House measure says Congress obligation to call convention for balance budget amendment
Rep. Jodey Arrington, R-Texas is set to introduce bill calling for balanced budget amendment Tuesday
By Fred Lucas – July 19, 2022
In 1979 – amid soaring inflation – well over the required two-thirds of states called for a balanced budget amendment. With prices again rising sharply, Rep. Jodey Arrington, R-Texas, is set to introduce a measure on Tuesday requiring Congress fulfill an obligation in calling a convention of the states.
The resolution says, “beginning in 1979, when Congress appears to have failed in its constitutional duty to count applications and call a ‘convention for proposing amendments’, the nation’s debt has increased to more than $30 trillion from $830 billion while the value of the dollar has declined by over 70 percent.”
By that year, 39 states had approved measures calling for a convention of the states, or an Article V convention. That is more than two-thirds, or 32 states, required. However, Congress took no action. Since that time, five other states have passed similar measures calling for an amendment to either balance the federal budget or control federal spending to a certain rate of the economy.
“With the current leadership in the House, I don’t expect it to go anywhere this session, but we are hopeful for next session,” David M. Walker, former U.S. comptroller general under Presidents Clinton and George W. Bush, told Fox News Digital. “If Congress just sits on it well into next session, I think it’s very likely that one or more states will bring a mandamus case that would ultimately go to the Supreme Court and force them to do something.”

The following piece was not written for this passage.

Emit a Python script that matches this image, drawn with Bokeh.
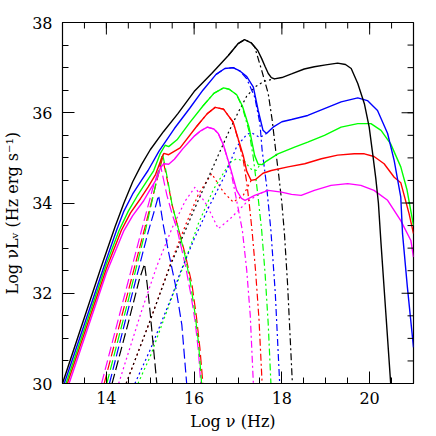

Article V provides two avenues for amending the Constitution, one is through a super majority in Congress. The other is that Congress, “on the application of the legislatures of two thirds of the several states, shall call a Convention for proposing Amendment.” All previous constitutional amendments were passed through a two-thirds vote in Congress.
As comptroller general, Walker ran the Government Accountability Office, a federal watchdog agency that monitors waste and fraud. Walker, now an advocate with the Let Us Vote for a Balanced Budget Amendment Citizen’s Campaign, said, “the time has come to defuse our ticking debt bomb.”

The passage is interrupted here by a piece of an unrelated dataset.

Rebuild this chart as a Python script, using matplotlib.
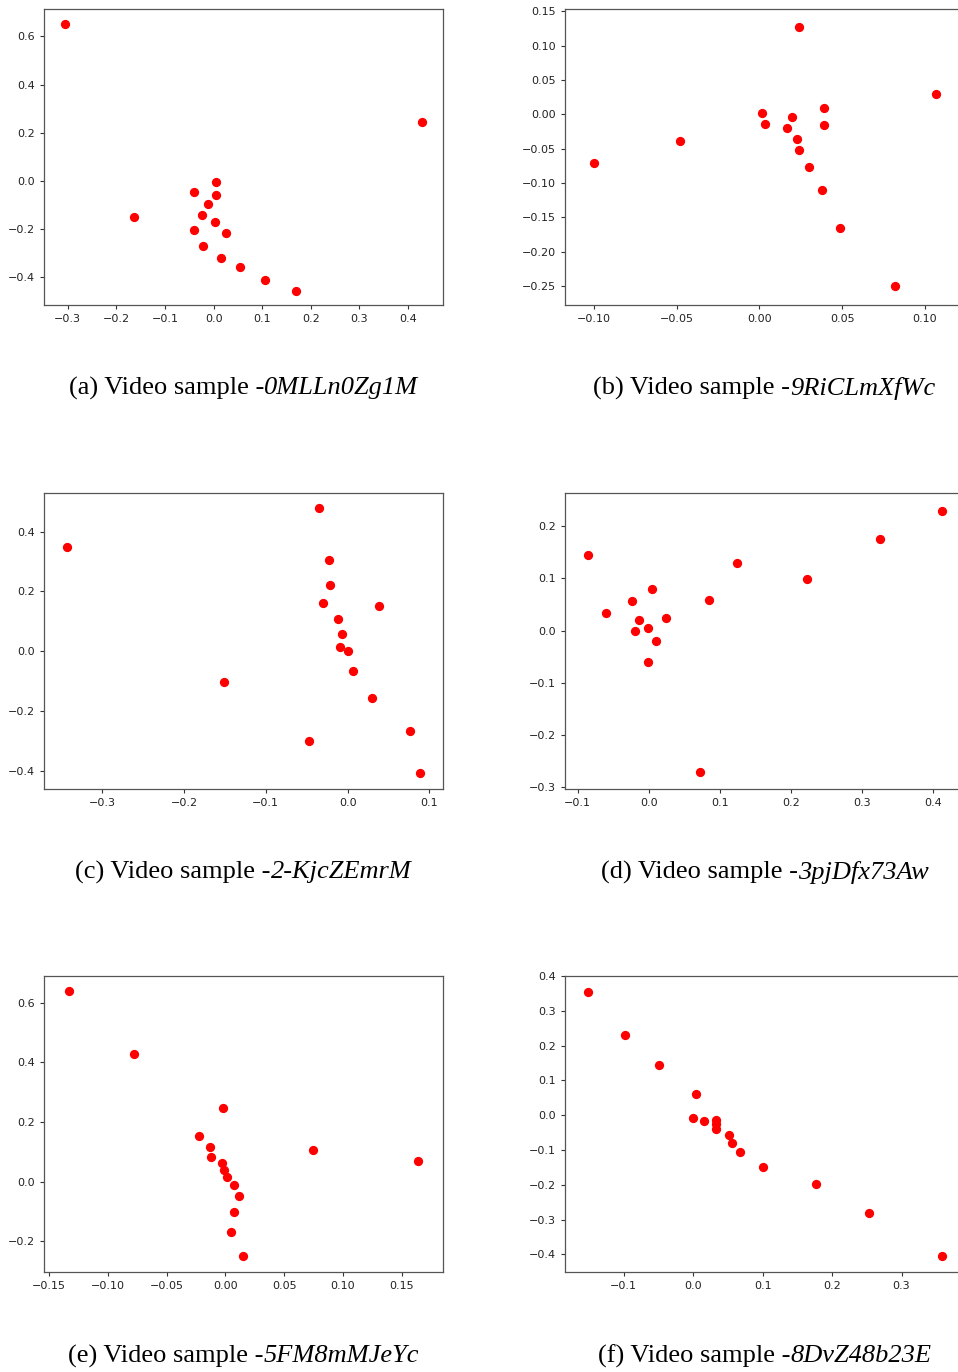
import matplotlib
matplotlib.use("Agg")
import matplotlib.pyplot as plt
from matplotlib.ticker import MultipleLocator

# embedding coordinates of the 16 frames for each clip
a_x = [-0.305, 0.429, -0.163, 0.004, -0.040, 0.004, -0.012, -0.024,
       0.003, -0.040, 0.025, -0.021, 0.015, 0.054, 0.105, 0.170]
a_y = [0.651, 0.243, -0.151, -0.006, -0.047, -0.059, -0.097, -0.140,
       -0.170, -0.203, -0.217, -0.271, -0.321, -0.357, -0.411, -0.455]

b_x = [0.0241, 0.1068, -0.1000, -0.0477, 0.0018, 0.0032, 0.0197, 0.0169,
       0.0388, 0.0392, 0.0227, 0.0241, 0.0300, 0.0378, 0.0485, 0.0819]
b_y = [0.1269, 0.0292, -0.0715, -0.0384, 0.0024, -0.0141, -0.0034, -0.0199,
       0.0097, -0.0151, -0.0365, -0.0515, -0.0763, -0.1104, -0.1653, -0.2509]

c_x = [-0.3424, -0.0347, -0.0232, -0.0220, -0.0302, 0.0379, -0.0122, -0.0065,
       -0.0094, 0.0004, 0.0061, -0.1508, 0.0302, -0.0469, 0.0762, 0.0881]
c_y = [0.3487, 0.4780, 0.3064, 0.2228, 0.1604, 0.1504, 0.1070, 0.0568,
       0.0156, 0.0000, -0.0669, -0.1025, -0.1582, -0.3008, -0.2663, -0.4078]

d_x = [-0.0855, -0.0597, -0.0235, 0.0046, -0.0132, -0.0189, -0.0015, 0.0243,
       0.0098, -0.0006, 0.0853, 0.1237, 0.2222, 0.3254, 0.4127, 0.0716]
d_y = [0.1452, 0.0344, 0.0561, 0.0803, 0.0204, -0.0013, 0.0051, 0.0236,
       -0.0197, -0.0592, 0.0586, 0.1293, 0.0987, 0.1758, 0.2293, -0.2701]

e_x = [-0.1331, -0.0775, -0.0017, -0.0224, -0.0128, -0.0122, -0.0031, -0.0009,
       0.0017, 0.0071, 0.0111, 0.0071, 0.0043, 0.0148, 0.0747, 0.1638]
e_y = [0.6375, 0.4273, 0.2470, 0.1524, 0.1146, 0.0823, 0.0612, 0.0401,
       0.0156, -0.0111, -0.0467, -0.1001, -0.1702, -0.2503, 0.1068, 0.0690]

f_x = [-0.1520, -0.0987, -0.0488, 0.0035, 0.0001, 0.0160, 0.0323, 0.0323,
       0.0323, 0.0510, 0.0558, 0.0673, 0.1005, 0.1764, 0.2527, 0.3584]
f_y = [0.3532, 0.2310, 0.1432, 0.0601, -0.0086, -0.0153, -0.0143, -0.0248,
       -0.0391, -0.0573, -0.0811, -0.1060, -0.1480, -0.1986, -0.2816, -0.4057]

labels = ["a", "b", "c", "d", "e", "f"]
video_ids = ["0MLLn0Zg1M", "9RiCLmXfWc", "2-KjcZEmrM",
             "3pjDfx73Aw", "5FM8mMJeYc", "8DvZ48b23E"]

W, H = 958, 1372
fig = plt.figure(figsize=(W / 100, H / 100), dpi=100)
renderer = fig.canvas.get_renderer()

panels = [(a_x, a_y), (b_x, b_y), (c_x, c_y), (d_x, d_y), (e_x, e_y), (f_x, f_y)]
xlims = [(-0.349, 0.472), (-0.1173, 0.1235), (-0.371, 0.1166),
         (-0.1178, 0.4436), (-0.1544, 0.1851), (-0.1847, 0.390)]
ylims = [(-0.515, 0.714), (-0.278, 0.1536), (-0.461, 0.529),
         (-0.303, 0.263), (-0.3026, 0.689), (-0.4506, 0.400)]
steps = [(0.1, 0.2), (0.05, 0.05), (0.1, 0.2), (0.1, 0.1), (0.05, 0.2), (0.1, 0.1)]

col_left = [44, 565]
row_top = [9, 493, 976]
ax_w, ax_h = 399, 296
caption_y = [388, 872, 1356]


def caption(cx, cy, plain, ital):
    # upright prefix followed by the italic clip id, centred as one line
    t1 = fig.text(0, cy, plain, ha="left", va="center", fontsize=19,
                  family="Liberation Serif")
    t2 = fig.text(0, cy, ital, ha="left", va="center", fontsize=19,
                  family="Liberation Serif", style="italic")
    w1 = t1.get_window_extent(renderer).width
    w2 = t2.get_window_extent(renderer).width
    x0 = cx - (w1 + w2) / 2
    t1.set_x(x0 / W)
    t2.set_x((x0 + w1) / W)


for i, (xs, ys) in enumerate(panels):
    row, col = i // 2, i % 2
    left = col_left[col]
    top = row_top[row]
    ax = fig.add_axes([left / W, (H - top - ax_h) / H, ax_w / W, ax_h / H])
    ax.scatter(xs, ys, s=32, c="red", zorder=3)
    ax.set_xlim(*xlims[i])
    ax.set_ylim(*ylims[i])
    ax.xaxis.set_major_locator(MultipleLocator(steps[i][0]))
    ax.yaxis.set_major_locator(MultipleLocator(steps[i][1]))
    ax.tick_params(labelsize=8, length=3, width=0.8, colors="#333333",
                   labelcolor="#222222")
    for sp in ax.spines.values():
        sp.set_color("#555555")
        sp.set_linewidth(0.9)

    caption(left + ax_w / 2, 1 - caption_y[row] / H,
            "(%s) Video sample -" % labels[i], video_ids[i])

fig.savefig("out.png", dpi=100)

“We can give Congress the benefit of the doubt and say nobody was keeping score and nobody was making a record, so maybe they didn’t know,” Walker said of Congress ignoring its obligation. “At the same point, we know they don’t want this to happen.”
Walker stressed this could not lead to a “runaway” convention where delegates would make radical changes to the Constitution. That is because 32 of the 40 states filed single issue amendment applications on federal spending for a constitutional convention. Also, whether Congress or a convention votes to amend the Constitution, 38 states—or three-quarters of the states—would still have to ratify the proposed amendment.

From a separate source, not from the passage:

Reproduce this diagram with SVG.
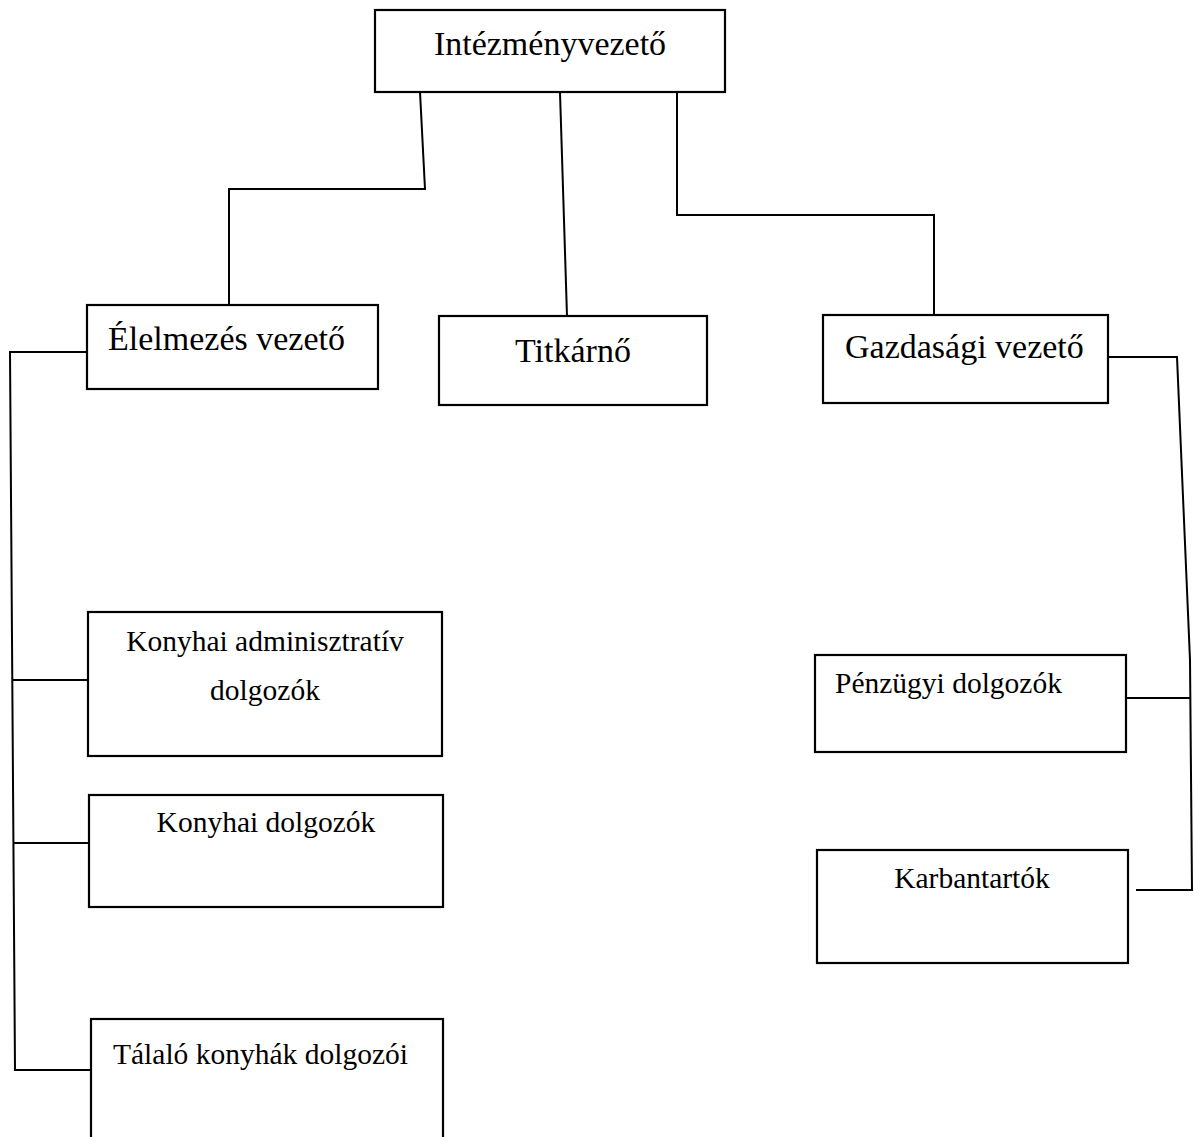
<svg xmlns="http://www.w3.org/2000/svg" width="1194" height="1137" viewBox="0 0 1194 1137">
<style>
.box{fill:#fff;stroke:#000;stroke-width:2.2}
.ln{fill:none;stroke:#000;stroke-width:2}
.h{font-family:"Liberation Serif","Times New Roman",serif;font-size:34px;fill:#000}
.t{font-family:"Liberation Serif","Times New Roman",serif;font-size:29.5px;fill:#000}
</style>
<rect width="1194" height="1137" fill="#fff"/>
<g id="connectors">
<polyline class="ln" points="420,92 425,189 229,189 229,305"/>
<polyline class="ln" points="560,92 567,316"/>
<polyline class="ln" points="677,92 677,215 934,215 934,316"/>
<polyline class="ln" points="87,352 10,352 15,1070 91,1070"/>
<line class="ln" x1="12" y1="680" x2="89" y2="680"/>
<line class="ln" x1="14" y1="843" x2="89" y2="843"/>
<polyline class="ln" points="1108,357 1177,357 1190,660 1192,890 1136,890"/>
<line class="ln" x1="1126" y1="698" x2="1191" y2="698"/>
</g>
<g id="n-intezmenyvezeto">
<rect class="box" x="375" y="10" width="350" height="82"/>
<text class="h" x="550" y="55" text-anchor="middle">Intézményvezető</text>
</g>
<g id="n-elelmezes">
<rect class="box" x="87" y="305" width="291" height="84"/>
<text class="h" x="108" y="350">Élelmezés vezető</text>
</g>
<g id="n-titkarno">
<rect class="box" x="439" y="316" width="268" height="89"/>
<text class="h" x="573" y="362" text-anchor="middle">Titkárnő</text>
</g>
<g id="n-gazdasagi">
<rect class="box" x="823" y="315" width="285" height="88"/>
<text class="h" x="845" y="358">Gazdasági vezető</text>
</g>
<g id="n-konyhai-adm">
<rect class="box" x="88" y="612" width="354" height="144"/>
<text class="t" x="265" y="651" text-anchor="middle">Konyhai adminisztratív</text>
<text class="t" x="265" y="700" text-anchor="middle">dolgozók</text>
</g>
<g id="n-konyhai-dolg">
<rect class="box" x="89" y="795" width="354" height="112"/>
<text class="t" x="266" y="832" text-anchor="middle">Konyhai dolgozók</text>
</g>
<g id="n-talalo">
<rect class="box" x="91" y="1019" width="352" height="130"/>
<text class="t" x="113" y="1064">Tálaló konyhák dolgozói</text>
</g>
<g id="n-penzugyi">
<rect class="box" x="815" y="655" width="311" height="97"/>
<text class="t" x="835" y="693">Pénzügyi dolgozók</text>
</g>
<g id="n-karbantartok">
<rect class="box" x="817" y="850" width="311" height="113"/>
<text class="t" x="972" y="888" text-anchor="middle">Karbantartók</text>
</g>
</svg>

Since the Constitution says Congress “shall” call a convention if two-thirds of the states call for it, this should be a mandatory, non-discretionary, and ministerial duty of the Congress, said David Biddulph, co-founder of the Let Us Vote for a Balanced Budget Amendment Citizen’s Campaign, Inc.
“I was a portfolio manager in the 1970s and the mood in America was awful, and we are right back where we were, and it really strikes me as tragic for our country, that we are repeating the mistakes of the 70s in our current times because Congress didn’t do its job in calling convention to propose a fiscal responsibility amendment in 1979,” Biddulph told Fox News Digital.
“America today is feeling the decline in prosperity of families because of inflation at 9%,” Biddulph added. “The really incredibly good news is that our founders put in a mechanism to bypass Congress’s failure to address issues important to the American people such as inflation that is reducing our standard of living.”